Barry Kelly, ator de tipo, o compenetrado Juiz Drake, fará um policial corrupto, de modo ainda mais convincente, em The Asphalt Jungle (John Huston), no ano seguinte. Isto para dar ideia da excelência do elenco de apoio. A atmosfera do julgamento é absurdamente bem conduzida "dentro" dos limites da linguagem do cinema. O senso de timing, a edição, os ângulos de tomada.

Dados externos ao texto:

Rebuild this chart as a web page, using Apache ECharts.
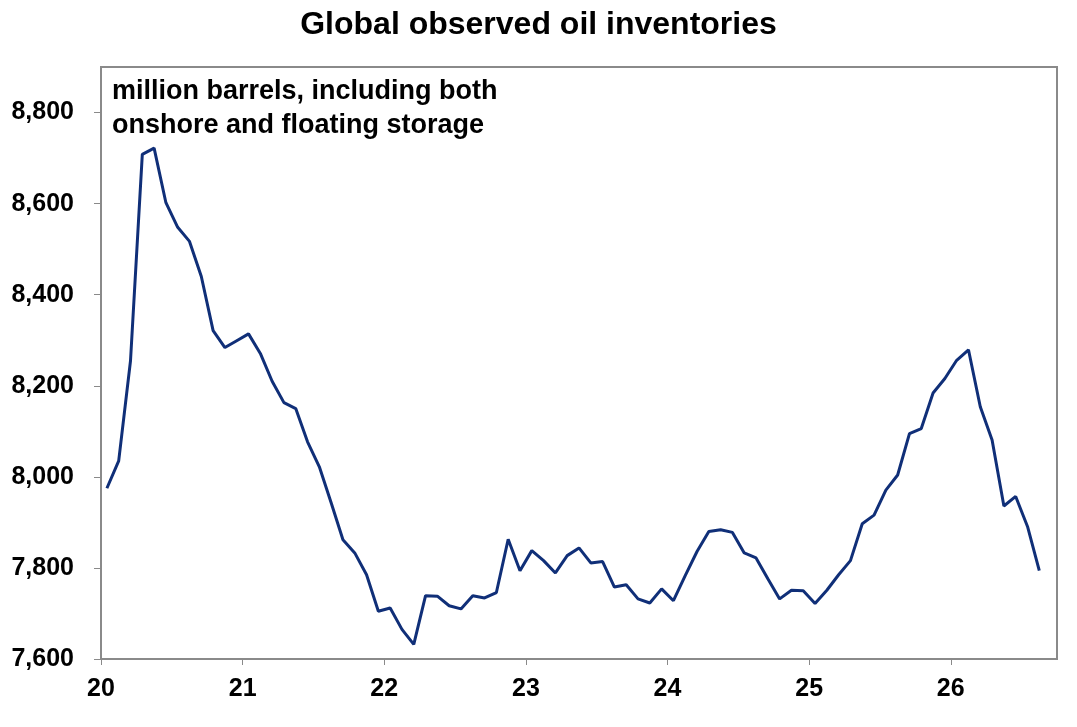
<!DOCTYPE html>
<html>
<head>
<meta charset="utf-8">
<script src="https://cdn.jsdelivr.net/npm/echarts@6/dist/echarts.min.js"></script>
<style>
  html, body { margin: 0; padding: 0; background: #fff; }
  #chart { width: 1077px; height: 727px; }
</style>
</head>
<body>
<div id="chart"></div>
<script>
// monthly, Jan 2020 onwards (million barrels)
const inventories = [
  7975, 8035, 8255, 8708, 8722, 8602, 8548, 8517, 8440, 8321, 8284, 8299,
  8314, 8271, 8210, 8163, 8150, 8077, 8022, 7943, 7862, 7833, 7785, 7705,
  7712, 7665, 7632, 7739, 7738, 7717, 7710, 7739, 7734, 7746, 7863, 7794,
  7838, 7816, 7789, 7827, 7844, 7811, 7814, 7758, 7763, 7732, 7723, 7754,
  7728, 7783, 7836, 7880, 7884, 7878, 7833, 7822, 7776, 7732, 7751, 7750,
  7722, 7751, 7785, 7816, 7897, 7916, 7971, 8004, 8095, 8106, 8184, 8216,
  8256, 8279, 8154, 8081, 7936, 7957, 7891, 7794
]
const yearLabels = ['20', '21', '22', '23', '24', '25', '26']
const yTicks = [7600, 7800, 8000, 8200, 8400, 8600, 8800]

const FONT = 'Liberation Sans, Arial, sans-serif'
const GREY = '#8a8a8a'

// x in months since Jan 2020, plotted mid-month
const points = inventories.map((v, i) => [i + 0.5, v])
const xTicks = yearLabels.map((_, i) => i * 12)

const chart = echarts.init(document.getElementById('chart'))
chart.setOption({
  animation: false,
  backgroundColor: '#fff',
  title: {
    text: 'Global observed oil inventories',
    left: 'center',
    top: 4,
    textStyle: { fontFamily: FONT, fontSize: 32, fontWeight: 'bold', color: '#000' }
  },
  graphic: [{
    type: 'text',
    left: 112,
    top: 75,
    style: {
      text: 'million barrels, including both\nonshore and floating storage',
      font: 'bold 27px ' + FONT,
      lineHeight: 34,
      fill: '#000'
    }
  }],
  grid: {
    left: 101, right: 20, top: 67, bottom: 68,
    show: true, borderColor: GREY, borderWidth: 2
  },
  xAxis: {
    type: 'value',
    min: 0, max: 81, interval: 12,
    splitLine: { show: false },
    axisLine: { lineStyle: { color: GREY, width: 2 } },
    axisTick: { customValues: xTicks, length: 6, lineStyle: { color: GREY, width: 1 } },
    axisLabel: {
      customValues: xTicks,
      formatter: (v) => yearLabels[Math.round(v / 12)],
      margin: 18,
      fontFamily: FONT, fontSize: 25, fontWeight: 'bold', color: '#000'
    }
  },
  yAxis: {
    type: 'value',
    min: 7600, max: 8900, interval: 200,
    splitLine: { show: false },
    axisLine: { show: true, lineStyle: { color: GREY, width: 2 } },
    axisTick: { show: true, customValues: yTicks, length: 7, lineStyle: { color: GREY, width: 1 } },
    axisLabel: {
      customValues: yTicks,
      formatter: (v) => v.toLocaleString('en-US'),
      margin: 27,
      fontFamily: FONT, fontSize: 25, fontWeight: 'bold', color: '#000'
    }
  },
  series: [{
    type: 'line',
    data: points,
    showSymbol: false,
    lineStyle: { color: '#102f78', width: 3 }
  }]
})
</script>
</body>
</html>
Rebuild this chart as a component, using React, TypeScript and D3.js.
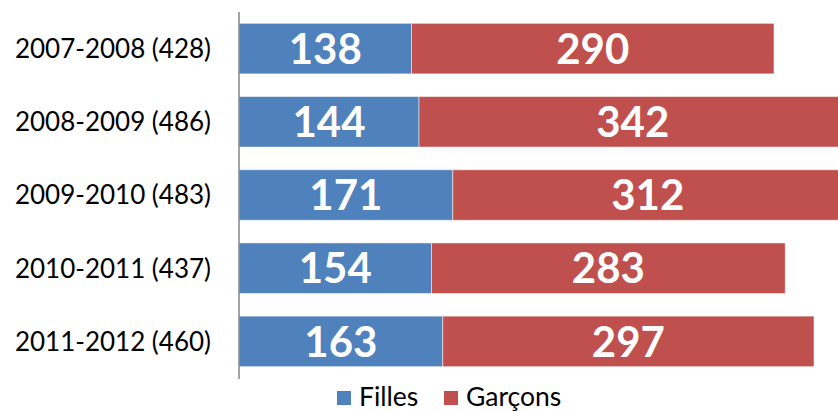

Logo, não seguem à toa todas as loas entoadas a Ray por mestres como Godard, Truffaut, Scorsese e Wenders.

Porém, para mais pasto à reflexão, o próprio Morton só se interessa de fato pelo Nick delinquente para fazer uma média com a esposa, charmosa assistente social, Adele (Candy Toxton), que ele conheceu nada menos que na casa dos Romano. Além do que, Humphrey Bogart carrega um permanente ar de delinquência adulta. Ao ser instado pela mulher a ajudar Nick, ele reage como alguém coagido, chantageado, subtraído de um de seus maiores prazeres: a dança. Logo, ele tem que levar a mulher para a pista de dança a qualquer custo. E lhe diz:

---I'll be a father to him. I'll wipe his nose and brush his teeth. I'll buy him a bicycle. I'll take him camping. I'll push him in a baby carriage. I'll be a mother to him. How's that? --- e, então, ele arrasta a moça já sorridente para o salão de dança. Que moça não se deixaria arrastar?

Em outro passo, Adele Morton contempla embevecida o casal Romano, recém-casado, a evoluir na pista de dança:

---I hope it work it out.

---Me too. But there have been few miracles since the Sixteenth Century --- responde Bogart.

Há um dado instante, pode-se pensar que Ray ameaça transformar a vida de um filho de dago numa espécie de saga. Logo, sobra carisma, melodrama, maniqueísmo e uma ideia fixa, sem muita serventia. Faltam ainda densidade e paradoxo às personagens nesse esboço de delinquência juvenil. Sem falar que Derek não é propriamente Dean, Brando ou Clift. E, assim, Knock on Any Door apenas prenuncia o que está por vir. A fotografia é de Burnett Guffey. A edição, de Viola Lawrence. A trilha musical, de George Antheil.